SUPPLIED DATA
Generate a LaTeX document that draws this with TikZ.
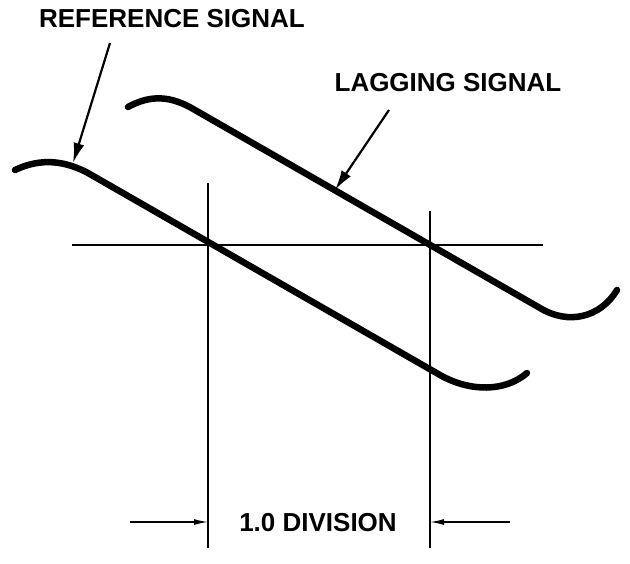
\documentclass[tikz,border=0pt]{standalone}
\usepackage{fontspec}
\setmainfont{Liberation Sans}
\usetikzlibrary{arrows.meta}

\begin{document}
\begin{tikzpicture}[x=1pt,y=-1pt,>=Latex,
 label/.style={font=\fontsize{26}{30}\selectfont\bfseries,inner sep=0pt},
 signal/.style={line width=6.5pt,line cap=round},
 grid/.style={line width=1.4pt},
 pointer/.style={line width=2.2pt,-{Latex[length=20pt,width=11pt]}},
 dim/.style={line width=1.4pt,-{Latex[length=14pt,width=6pt]}}]
\useasboundingbox (0,0) rectangle (630,563);
% labels
\node[label] (ref) at (172,19) {REFERENCE SIGNAL};
\node[label] (lag) at (448,83) {LAGGING SIGNAL};
\node[label] (div) at (318,523) {1.0 DIVISION};
% graticule
\coordinate (hl) at (72,245);
\coordinate (hr) at (543,245);
\coordinate (v1t) at (208,183);
\coordinate (v1b) at (208,548);
\coordinate (v2t) at (430,211);
\coordinate (v2b) at (430,548);
\draw[grid] (hl)--(hr);
\draw[grid] (v1t)--(v1b);
\draw[grid] (v2t)--(v2b);
% signals
\draw[signal] (15,170) .. controls (36,160) and (60,158) .. (88,173)
  -- (440,375) .. controls (470,392) and (505,392) .. (527,373);
\draw[signal] (128,107) .. controls (150,95) and (170,95) .. (195,110)
  -- (540,308) .. controls (568,325) and (600,318) .. (617,290);
% pointers
\coordinate (refTail) at (110,43);
\coordinate (refTip) at (73,163);
\coordinate (lagTail) at (389,110);
\coordinate (lagTip) at (335,190);
\draw[pointer] (refTail)--(refTip);
\draw[pointer] (lagTail)--(lagTip);
% division arrows
\coordinate (dl) at (130,522);
\coordinate (dr) at (510,522);
\draw[dim] (dl)--(v1b|-dl);
\draw[dim] (dr)--(v2b|-dr);
\end{tikzpicture}
\end{document}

SET EXERCISE
Copy the material above exactly and drop the pictures.

FULL ANSWER
Generate a LaTeX document that draws this with TikZ.
\documentclass[tikz,border=0pt]{standalone}
\usepackage{fontspec}
\setmainfont{Liberation Sans}
\usetikzlibrary{arrows.meta}

\begin{document}
\begin{tikzpicture}[x=1pt,y=-1pt,>=Latex,
 label/.style={font=\fontsize{26}{30}\selectfont\bfseries,inner sep=0pt},
 signal/.style={line width=6.5pt,line cap=round},
 grid/.style={line width=1.4pt},
 pointer/.style={line width=2.2pt,-{Latex[length=20pt,width=11pt]}},
 dim/.style={line width=1.4pt,-{Latex[length=14pt,width=6pt]}}]
\useasboundingbox (0,0) rectangle (630,563);
% labels
\node[label] (ref) at (172,19) {REFERENCE SIGNAL};
\node[label] (lag) at (448,83) {LAGGING SIGNAL};
\node[label] (div) at (318,523) {1.0 DIVISION};
% graticule
\coordinate (hl) at (72,245);
\coordinate (hr) at (543,245);
\coordinate (v1t) at (208,183);
\coordinate (v1b) at (208,548);
\coordinate (v2t) at (430,211);
\coordinate (v2b) at (430,548);
\draw[grid] (hl)--(hr);
\draw[grid] (v1t)--(v1b);
\draw[grid] (v2t)--(v2b);
% signals
\draw[signal] (15,170) .. controls (36,160) and (60,158) .. (88,173)
  -- (440,375) .. controls (470,392) and (505,392) .. (527,373);
\draw[signal] (128,107) .. controls (150,95) and (170,95) .. (195,110)
  -- (540,308) .. controls (568,325) and (600,318) .. (617,290);
% pointers
\coordinate (refTail) at (110,43);
\coordinate (refTip) at (73,163);
\coordinate (lagTail) at (389,110);
\coordinate (lagTip) at (335,190);
\draw[pointer] (refTail)--(refTip);
\draw[pointer] (lagTail)--(lagTip);
% division arrows
\coordinate (dl) at (130,522);
\coordinate (dr) at (510,522);
\draw[dim] (dl)--(v1b|-dl);
\draw[dim] (dr)--(v2b|-dr);
\end{tikzpicture}
\end{document}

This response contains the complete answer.